** start of Task data **

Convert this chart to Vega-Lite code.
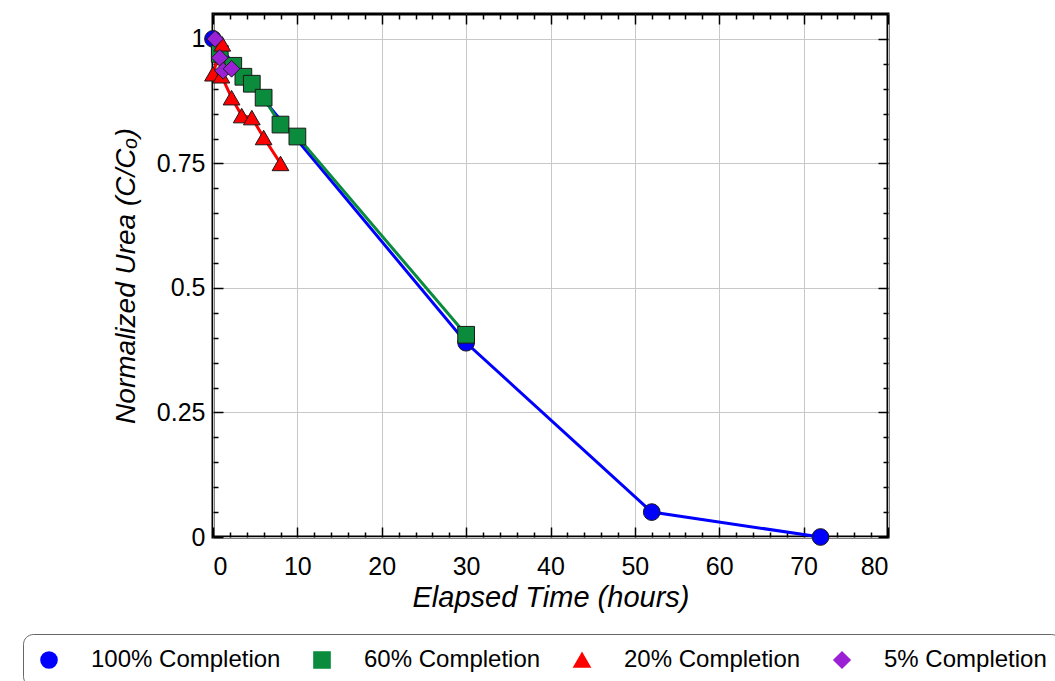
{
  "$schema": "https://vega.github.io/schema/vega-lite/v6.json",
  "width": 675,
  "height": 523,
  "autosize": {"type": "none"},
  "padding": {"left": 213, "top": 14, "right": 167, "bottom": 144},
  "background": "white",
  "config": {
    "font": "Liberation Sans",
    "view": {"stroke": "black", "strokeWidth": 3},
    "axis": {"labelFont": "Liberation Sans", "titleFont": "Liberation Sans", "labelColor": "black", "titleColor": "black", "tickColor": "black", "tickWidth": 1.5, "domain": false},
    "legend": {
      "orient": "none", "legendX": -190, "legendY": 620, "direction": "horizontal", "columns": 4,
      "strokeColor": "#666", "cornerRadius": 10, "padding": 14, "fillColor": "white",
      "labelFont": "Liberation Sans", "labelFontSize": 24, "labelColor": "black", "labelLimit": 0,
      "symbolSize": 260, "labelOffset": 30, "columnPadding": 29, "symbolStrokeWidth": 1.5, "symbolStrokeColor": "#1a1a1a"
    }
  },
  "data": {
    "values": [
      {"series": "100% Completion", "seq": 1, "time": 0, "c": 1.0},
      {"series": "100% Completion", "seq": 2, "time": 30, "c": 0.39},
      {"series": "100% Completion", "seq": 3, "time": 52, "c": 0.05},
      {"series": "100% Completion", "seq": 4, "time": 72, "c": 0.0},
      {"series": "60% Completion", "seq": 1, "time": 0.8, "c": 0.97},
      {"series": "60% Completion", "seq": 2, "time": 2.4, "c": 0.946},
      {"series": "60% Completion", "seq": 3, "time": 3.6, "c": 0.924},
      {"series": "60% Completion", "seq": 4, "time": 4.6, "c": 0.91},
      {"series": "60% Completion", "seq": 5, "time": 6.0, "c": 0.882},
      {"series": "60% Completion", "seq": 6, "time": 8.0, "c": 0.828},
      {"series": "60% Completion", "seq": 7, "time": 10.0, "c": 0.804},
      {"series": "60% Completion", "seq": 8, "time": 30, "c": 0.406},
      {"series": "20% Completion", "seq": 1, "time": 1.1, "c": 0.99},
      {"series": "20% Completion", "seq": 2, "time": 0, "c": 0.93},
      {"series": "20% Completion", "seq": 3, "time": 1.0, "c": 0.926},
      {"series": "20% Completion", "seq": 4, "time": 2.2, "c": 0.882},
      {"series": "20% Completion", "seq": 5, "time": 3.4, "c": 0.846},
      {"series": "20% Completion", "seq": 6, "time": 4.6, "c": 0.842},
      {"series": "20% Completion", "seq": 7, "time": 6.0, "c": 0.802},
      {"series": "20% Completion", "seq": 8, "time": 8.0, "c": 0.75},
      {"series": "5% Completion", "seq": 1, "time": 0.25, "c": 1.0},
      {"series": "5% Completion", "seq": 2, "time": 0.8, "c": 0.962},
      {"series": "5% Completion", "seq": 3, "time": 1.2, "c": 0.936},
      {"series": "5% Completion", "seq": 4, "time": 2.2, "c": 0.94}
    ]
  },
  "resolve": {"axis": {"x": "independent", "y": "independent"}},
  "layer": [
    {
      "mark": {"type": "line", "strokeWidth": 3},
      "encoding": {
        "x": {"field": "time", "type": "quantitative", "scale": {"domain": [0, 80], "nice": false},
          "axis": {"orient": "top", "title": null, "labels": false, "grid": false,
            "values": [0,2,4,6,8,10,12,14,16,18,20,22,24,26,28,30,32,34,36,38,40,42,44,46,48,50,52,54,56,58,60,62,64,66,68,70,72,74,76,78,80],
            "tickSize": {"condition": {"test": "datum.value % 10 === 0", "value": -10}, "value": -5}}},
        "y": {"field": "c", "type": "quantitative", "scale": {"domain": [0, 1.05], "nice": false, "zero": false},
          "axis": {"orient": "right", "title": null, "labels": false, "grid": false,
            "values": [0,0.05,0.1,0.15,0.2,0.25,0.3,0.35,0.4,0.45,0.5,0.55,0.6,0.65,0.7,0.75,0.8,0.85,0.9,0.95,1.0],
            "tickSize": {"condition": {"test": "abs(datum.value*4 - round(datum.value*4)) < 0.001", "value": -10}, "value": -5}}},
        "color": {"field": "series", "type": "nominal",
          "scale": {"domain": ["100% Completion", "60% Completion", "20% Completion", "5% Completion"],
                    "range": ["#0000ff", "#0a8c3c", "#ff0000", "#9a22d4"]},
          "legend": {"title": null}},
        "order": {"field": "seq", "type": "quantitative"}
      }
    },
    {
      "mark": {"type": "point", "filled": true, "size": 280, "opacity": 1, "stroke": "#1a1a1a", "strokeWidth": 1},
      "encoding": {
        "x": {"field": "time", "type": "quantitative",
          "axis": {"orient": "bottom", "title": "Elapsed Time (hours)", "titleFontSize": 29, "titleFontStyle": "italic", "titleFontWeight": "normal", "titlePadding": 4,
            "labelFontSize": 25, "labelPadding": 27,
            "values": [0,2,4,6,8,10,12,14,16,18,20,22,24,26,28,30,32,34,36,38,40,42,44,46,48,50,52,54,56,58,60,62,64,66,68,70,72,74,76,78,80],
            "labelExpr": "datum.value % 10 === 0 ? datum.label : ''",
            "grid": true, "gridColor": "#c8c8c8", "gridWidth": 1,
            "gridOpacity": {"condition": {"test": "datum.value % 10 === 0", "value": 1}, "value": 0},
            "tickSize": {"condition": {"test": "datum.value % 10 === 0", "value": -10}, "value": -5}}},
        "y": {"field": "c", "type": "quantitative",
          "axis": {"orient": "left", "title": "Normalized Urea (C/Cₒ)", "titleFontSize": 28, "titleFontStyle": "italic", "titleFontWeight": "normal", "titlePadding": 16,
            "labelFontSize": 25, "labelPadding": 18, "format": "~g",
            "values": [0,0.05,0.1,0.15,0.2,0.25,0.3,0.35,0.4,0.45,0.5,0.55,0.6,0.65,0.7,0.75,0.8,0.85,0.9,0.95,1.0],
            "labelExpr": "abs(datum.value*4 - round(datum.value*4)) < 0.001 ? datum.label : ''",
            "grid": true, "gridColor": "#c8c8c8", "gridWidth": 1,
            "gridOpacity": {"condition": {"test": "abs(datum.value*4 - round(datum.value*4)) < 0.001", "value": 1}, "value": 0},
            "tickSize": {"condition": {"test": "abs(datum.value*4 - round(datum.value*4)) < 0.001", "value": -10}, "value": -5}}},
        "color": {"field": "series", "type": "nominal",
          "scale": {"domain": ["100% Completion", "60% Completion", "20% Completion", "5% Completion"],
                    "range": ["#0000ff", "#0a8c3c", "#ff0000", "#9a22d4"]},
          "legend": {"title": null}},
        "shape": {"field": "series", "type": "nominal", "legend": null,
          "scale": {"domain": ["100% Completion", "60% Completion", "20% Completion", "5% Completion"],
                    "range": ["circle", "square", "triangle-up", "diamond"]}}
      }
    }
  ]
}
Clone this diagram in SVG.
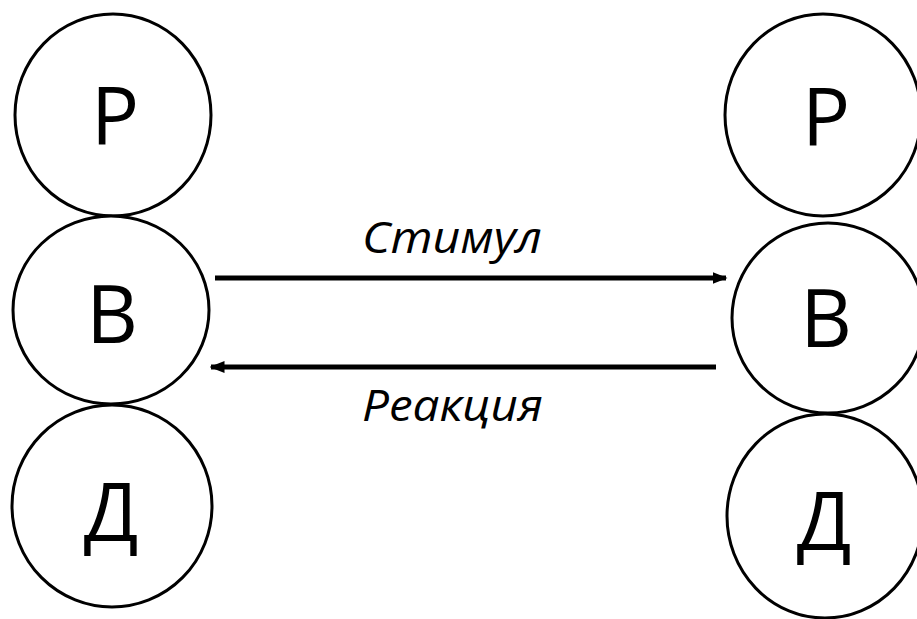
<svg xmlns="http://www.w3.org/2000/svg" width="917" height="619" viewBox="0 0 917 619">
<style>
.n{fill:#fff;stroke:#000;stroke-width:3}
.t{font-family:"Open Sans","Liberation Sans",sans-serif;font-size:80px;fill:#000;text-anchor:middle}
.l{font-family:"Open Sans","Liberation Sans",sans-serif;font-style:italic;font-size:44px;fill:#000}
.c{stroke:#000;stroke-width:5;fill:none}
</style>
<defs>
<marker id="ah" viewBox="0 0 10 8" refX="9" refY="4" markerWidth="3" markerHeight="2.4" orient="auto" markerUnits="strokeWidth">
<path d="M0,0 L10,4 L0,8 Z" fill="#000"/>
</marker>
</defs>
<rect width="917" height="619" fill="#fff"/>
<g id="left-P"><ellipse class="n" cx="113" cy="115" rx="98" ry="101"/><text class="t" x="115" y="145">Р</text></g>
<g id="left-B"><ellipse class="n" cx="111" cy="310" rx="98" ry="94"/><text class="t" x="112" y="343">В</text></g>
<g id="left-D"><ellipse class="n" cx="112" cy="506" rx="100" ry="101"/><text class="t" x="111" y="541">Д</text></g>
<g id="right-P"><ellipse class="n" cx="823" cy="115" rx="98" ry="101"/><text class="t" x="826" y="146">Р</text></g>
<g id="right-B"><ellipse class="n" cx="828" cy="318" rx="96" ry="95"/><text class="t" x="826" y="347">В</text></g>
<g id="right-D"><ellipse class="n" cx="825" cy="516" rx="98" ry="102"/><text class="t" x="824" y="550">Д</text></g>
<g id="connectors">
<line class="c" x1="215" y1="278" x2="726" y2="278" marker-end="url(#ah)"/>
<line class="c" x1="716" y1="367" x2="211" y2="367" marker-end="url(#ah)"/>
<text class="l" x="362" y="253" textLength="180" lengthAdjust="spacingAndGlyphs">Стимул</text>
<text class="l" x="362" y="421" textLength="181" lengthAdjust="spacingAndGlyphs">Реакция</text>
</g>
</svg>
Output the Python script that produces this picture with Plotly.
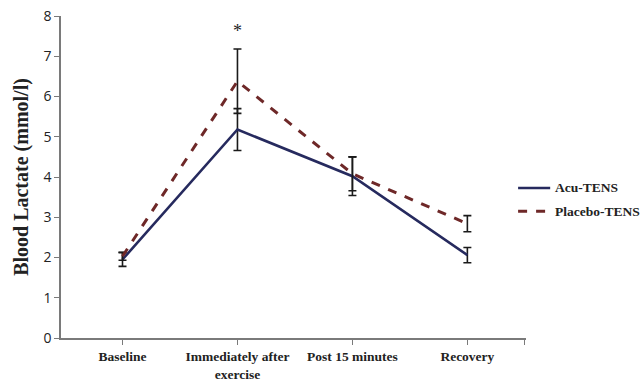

** end of Task data **

State only the number of lines in these entries that contain "this".

#### Task answer:
3